Invention Description:
Metal oxynitride particles have multiple applications including in ceramics, photocatalysis, and pigments. A flame spray pyrolysis technique is used to synthesize metal oxynitride particles in a flame for the first time. This synthesis process requires much less time than previous synthesis methods and occurs in a well-controlled environment. The synthesis process described can be applied to different metal precursors.
Potential Applications:
We anticipate that this synthesis method could be incorporated into industries utilizing ceramics, pigments, and photocatalysis. Accordingly, this technology may be of potential interest to companies with customer bases of thousands to tens of thousands, although the exact number of potential customers is difficult to gauge.
Advantages and Benefits:
This invention proposes using flame spray pyrolysis (FSP) for the first time to form metal oxynitrides in a controlled flame environment in much less time than both the combustion and ammonolysis methods.
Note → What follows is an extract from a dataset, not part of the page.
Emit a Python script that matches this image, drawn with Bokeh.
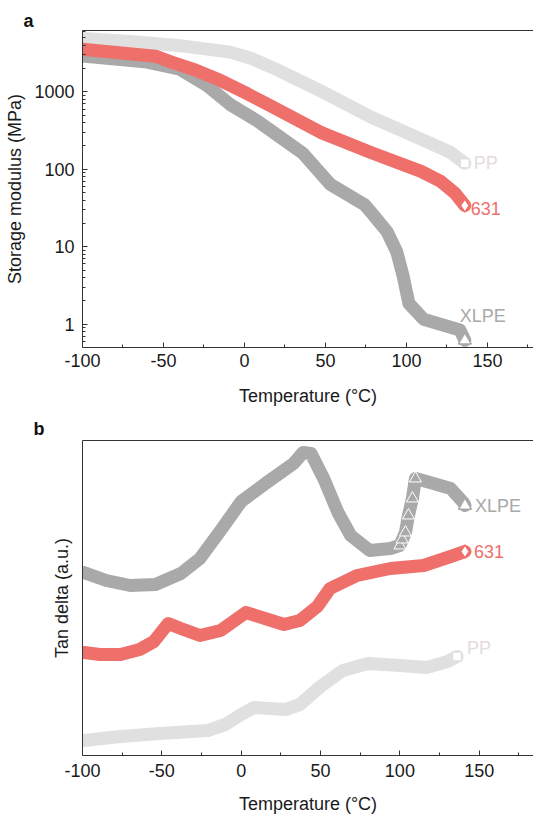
from bokeh.plotting import figure
from bokeh.layouts import column
from bokeh.models import Range1d, FixedTicker, LinearAxis, PrintfTickFormatter
from bokeh.embed import file_html
from bokeh.resources import INLINE
from bokeh.core.properties import value

FONT = "Liberation Sans"
PP_C = "#e0e0e0"
R_C = "#ef6f6a"
X_C = "#a9a9a9"
PP_TXT = "#e2dcdc"

# ---------------- Panel a: storage modulus (MPa) ----------------
a_pp_T = [-100, -70, -40, -9, 4, 19, 47, 78, 109, 127, 136]
a_pp_E = [4900, 4460, 3950, 3260, 2720, 1980, 1030, 473, 245, 166, 120]

a_631_T = [-100, -55, -45, -30, -15, 2, 16, 47, 78, 109, 121, 130, 136]
a_631_E = [3560, 2890, 2420, 1900, 1410, 940, 660, 300, 165, 94, 70, 49, 34]

a_xlpe_T = [-100, -60, -40, -23, -9, 8, 22, 36, 53, 74, 78, 88, 94, 98, 101.5, 110.5, 123, 133, 136]
a_xlpe_E = [2900, 2420, 1960, 1200, 690, 420, 260, 161, 64, 35, 28, 15.7, 8.6, 4.1, 1.85, 1.16, 0.97, 0.84, 0.62]

# ---------------- Panel b: tan delta (a.u.) ----------------
b_pp_T = [-99, -76, -51, -21, -10, 0, 8, 18, 28, 37, 50, 64, 80, 100, 117, 130, 136]
b_pp_V = [0.15, 0.19, 0.22, 0.25, 0.31, 0.41, 0.48, 0.47, 0.46, 0.51, 0.69, 0.85, 0.92, 0.90, 0.88, 0.94, 0.99]

b_631_T = [-99, -89, -76, -64, -55, -46, -38, -26, -13, 3, 15, 27, 37, 48, 56, 73, 94, 115, 132, 141]
b_631_V = [1.03, 1.01, 1.01, 1.06, 1.14, 1.32, 1.27, 1.20, 1.25, 1.43, 1.37, 1.31, 1.35, 1.49, 1.67, 1.80, 1.87, 1.90, 1.99, 2.04]

b_xlpe_T = [-99, -85, -70, -54, -38, -26, -13, 0, 17, 33, 39, 44, 52, 61, 69, 81, 94, 100,
            103.5, 105.4, 107.9, 109.8, 119, 132, 140, 141]
b_xlpe_V = [1.83, 1.75, 1.70, 1.71, 1.82, 1.97, 2.25, 2.54, 2.74, 2.92, 3.03, 3.02, 2.77, 2.43, 2.20, 2.05, 2.07, 2.10,
            2.23, 2.40, 2.57, 2.77, 2.73, 2.67, 2.53, 2.50]
b_xlpe_rise_T = [100, 101.5, 103.5, 105.4, 107.9, 109.8]
b_xlpe_rise_V = [2.10, 2.16, 2.23, 2.40, 2.57, 2.77]

x_major = [-100, -50, 0, 50, 100, 150]
x_minor = [-75, -25, 25, 75, 125, 175]
y_major = [1, 10, 100, 1000]
y_minor = [0.6, 0.7, 0.8, 0.9] + [m * 10 ** k for k in range(0, 4) for m in range(2, 10)]


def style_axes(p, letter, letter_offset, letter_standoff):
    for ax in p.axis:
        ax.axis_line_color = "#333333"
        ax.axis_line_width = 1
        ax.major_tick_line_color = "#333333"
        ax.minor_tick_line_color = "#333333"
        ax.major_tick_in = 5
        ax.major_tick_out = 0
        ax.minor_tick_in = 3
        ax.minor_tick_out = 0
        ax.major_label_text_font = FONT
        ax.major_label_text_font_size = "18px"
        ax.major_label_text_color = "#1a1a1a"
        ax.axis_label_text_font = FONT
        ax.axis_label_text_font_size = "18px"
        ax.axis_label_text_font_style = "normal"
        ax.axis_label_text_color = "#1a1a1a"
    p.grid.visible = False
    p.outline_line_color = None
    top = LinearAxis(ticker=FixedTicker(ticks=[]), axis_line_color="#333333",
                     major_tick_line_color=None, minor_tick_line_color=None,
                     major_label_standoff=0, axis_label_standoff=0)
    p.add_layout(top, "above")
    p.title.text = letter
    p.title.align = "left"
    p.title.offset = letter_offset
    p.title.standoff = letter_standoff
    p.title.text_font = FONT
    p.title.text_font_size = "18px"
    p.title.text_font_style = "bold"
    p.title.text_color = "#111111"


def band(p, xs, ys, color):
    p.line(xs, ys, line_color=color, line_width=13, line_join="round", line_cap="round")


def end_label(p, x, y, text, color, dx, dy):
    p.text(x=[x], y=[y], text=[text], x_offset=dx, y_offset=dy, text_baseline="middle",
           text_align="left", text_font=value(FONT), text_font_size="18px", text_color=color)


# ---------- figure a ----------
pa = figure(width=533, height=415, y_axis_type="log",
            x_range=Range1d(-100, 178.4), y_range=Range1d(0.5, 6200),
            output_backend="svg", toolbar_location=None,
            min_border_left=82, min_border_right=0, min_border_top=30, min_border_bottom=68)
pa.xaxis.ticker = FixedTicker(ticks=x_major, minor_ticks=x_minor)
pa.xaxis.formatter = PrintfTickFormatter(format="%d")
pa.yaxis.ticker = FixedTicker(ticks=y_major, minor_ticks=y_minor)
pa.yaxis.formatter = PrintfTickFormatter(format="%d")
pa.xaxis.axis_label = "Temperature (°C)"
pa.yaxis.axis_label = "Storage modulus (MPa)"
style_axes(pa, "a", -59, 0)
pa.xaxis.major_label_standoff = 6
pa.xaxis.axis_label_standoff = 16
pa.yaxis.major_label_standoff = 8
pa.yaxis.axis_label_standoff = 6

band(pa, a_pp_T, a_pp_E, PP_C)
band(pa, a_xlpe_T, a_xlpe_E, X_C)
band(pa, a_631_T, a_631_E, R_C)
pa.scatter([a_pp_T[-1]], [a_pp_E[-1]], marker="square", size=9, fill_color="white", line_color=PP_C, line_width=1.5)
pa.scatter([a_631_T[-1]], [a_631_E[-1]], marker="diamond", size=13, fill_color="white", line_color=R_C, line_width=1.5)
pa.scatter([a_xlpe_T[-1]], [a_xlpe_E[-1]], marker="triangle", size=13, fill_color="white", line_color=X_C, line_width=1.5)
end_label(pa, a_pp_T[-1], a_pp_E[-1], "PP", PP_TXT, 9, 0)
end_label(pa, a_631_T[-1], a_631_E[-1], "631", R_C, 6, 3)
end_label(pa, a_xlpe_T[-1], a_xlpe_E[-1], "XLPE", X_C, -5, -24)

# ---------- figure b ----------
pb = figure(width=533, height=402,
            x_range=Range1d(-100, 184.2), y_range=Range1d(0, 3.15),
            output_backend="svg", toolbar_location=None,
            min_border_left=82, min_border_right=0, min_border_top=25, min_border_bottom=62)
pb.xaxis.ticker = FixedTicker(ticks=x_major, minor_ticks=x_minor)
pb.xaxis.formatter = PrintfTickFormatter(format="%d")
pb.yaxis.ticker = FixedTicker(ticks=[])
pb.xaxis.axis_label = "Temperature (°C)"
pb.yaxis.axis_label = "Tan delta (a.u.)"
style_axes(pb, "b", -49, 3)
pb.xaxis.major_label_standoff = 8
pb.xaxis.axis_label_standoff = 14
pb.yaxis.major_label_standoff = 0
pb.yaxis.axis_label_standoff = 11

band(pb, b_pp_T, b_pp_V, PP_C)
band(pb, b_631_T, b_631_V, R_C)
band(pb, b_xlpe_T, b_xlpe_V, X_C)
pb.scatter(b_xlpe_rise_T, b_xlpe_rise_V, marker="triangle", size=12, fill_color=X_C, line_color="white", line_width=1)
pb.scatter([b_pp_T[-1]], [b_pp_V[-1]], marker="square", size=9, fill_color="white", line_color=PP_C, line_width=1.5)
pb.scatter([b_631_T[-1]], [b_631_V[-1]], marker="diamond", size=13, fill_color="white", line_color=R_C, line_width=1.5)
pb.scatter([b_xlpe_T[-1]], [b_xlpe_V[-1]], marker="triangle", size=13, fill_color="white", line_color=X_C, line_width=1.5)
end_label(pb, b_pp_T[-1], b_pp_V[-1], "PP", PP_TXT, 10, -9)
end_label(pb, b_631_T[-1], b_631_V[-1], "631", R_C, 9, 0)
end_label(pb, b_xlpe_T[-1], b_xlpe_V[-1], "XLPE", X_C, 10, 0)

layout = column(pa, pb, spacing=0)
open("out.html", "w").write(file_html(layout, INLINE))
Flame synthesis also has the potential to achieve better incorporation of nitrogen atoms into the oxide structure due to the high homogeneity of flame made particles and allow one to control the reaction environment. In FSP, all precursors are dissolved into an organic solvent and sprayed into a flame where the solution is ignited. Particle formation occurs on the order of milliseconds in the flame so the thermodynamic formations and high homogeneity present in the liquid solution are typically transferred to the final product particles. FSP has also been proven to be a viable for industrial scale synthesis, so large quantities of metal oxynitrides could be produced in a reasonable time.